The function passed to fu.get() extracts the message from the request and calls storeMessage(), passing the message and yet another function to call back later.

storeMessage() goes through the familiar routine of creating a Redis client, requesting a connection to the Redis server, calling a Redis function (redisClient.lpush, this time), closing the Redis client and calling back the function passed as the second argument which:

Wait, stop a second. Do you remember how I rather trailed off five paragraphs ago when I wrote, “If the server has received a message from a user since then, sendLatestMessageToClient() is called”? By which I mean, I didn’t say what happened if the server had not received a new message since the last message was sent to the user. Let’s have a look.

Right. Latest message requests that would normally be answered with the message that the client is already displaying are held open. I know that was a long sentence, and this is a long article, and you are tired, but I hope that those last two words didn’t slip by you. Held open. A response is not sent immediately. Instead, a new item is pushed onto the messageRequests array: a hash of the res object and the sendLatestMessageToClient() function.

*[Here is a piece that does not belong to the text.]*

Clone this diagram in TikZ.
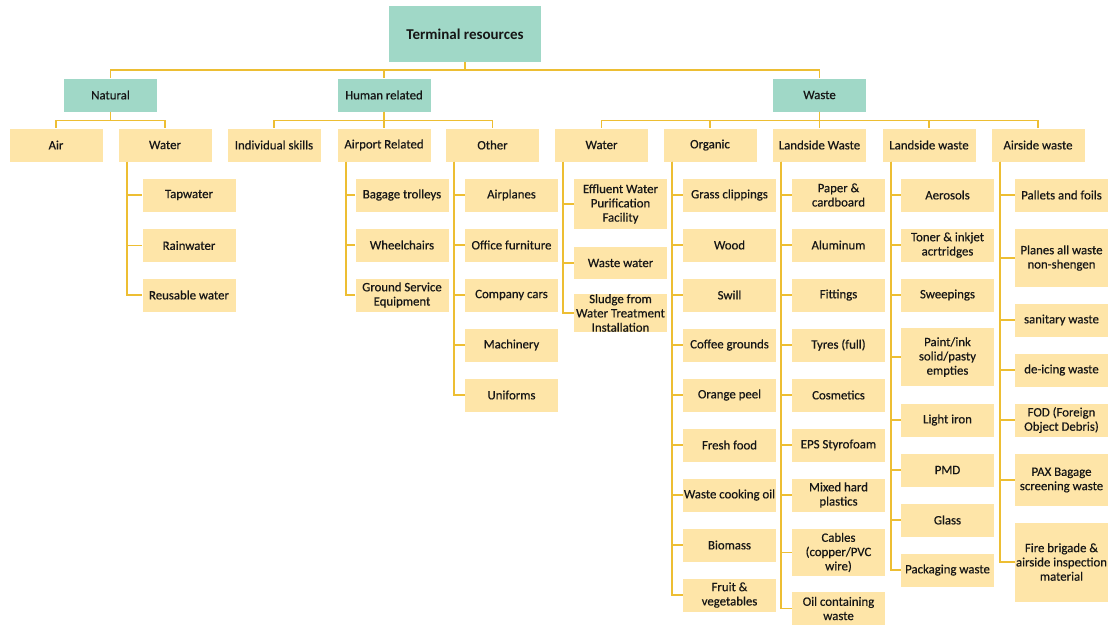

So, back to the /send_message code to see how it deals with the held message requests. The code extracts the user’s message, stores it and sends a success response back to the client. For each message request that has been pushed onto messageRequests, sendLatestMessageToClient() is called. This sends the latest message (probably the one received a few lines ago) back to the client, thus ending the request. This is Comet: the client sends a request and no response is sent until there is something useful to send, thus the request is held open.

Ryan Dahl did two really cool things. First, he wrote a library that lets you code an event-driven server in JavaScript. However, this was not new. Second, and more importantly, he wrote the core libraries so that they are non-blocking. The problem with other event-driven programming libraries is that you can’t be sure whether the auxiliary libraries you want to use are non-blocking. If they are, you will stall your event loop and it will stop dealing with incoming events and everything will fall apart.

So, from the re-written libraries, we get non-blocking IO, which allows an event loop. The event loop allows the server to run in a single process. A single process means low memory usage.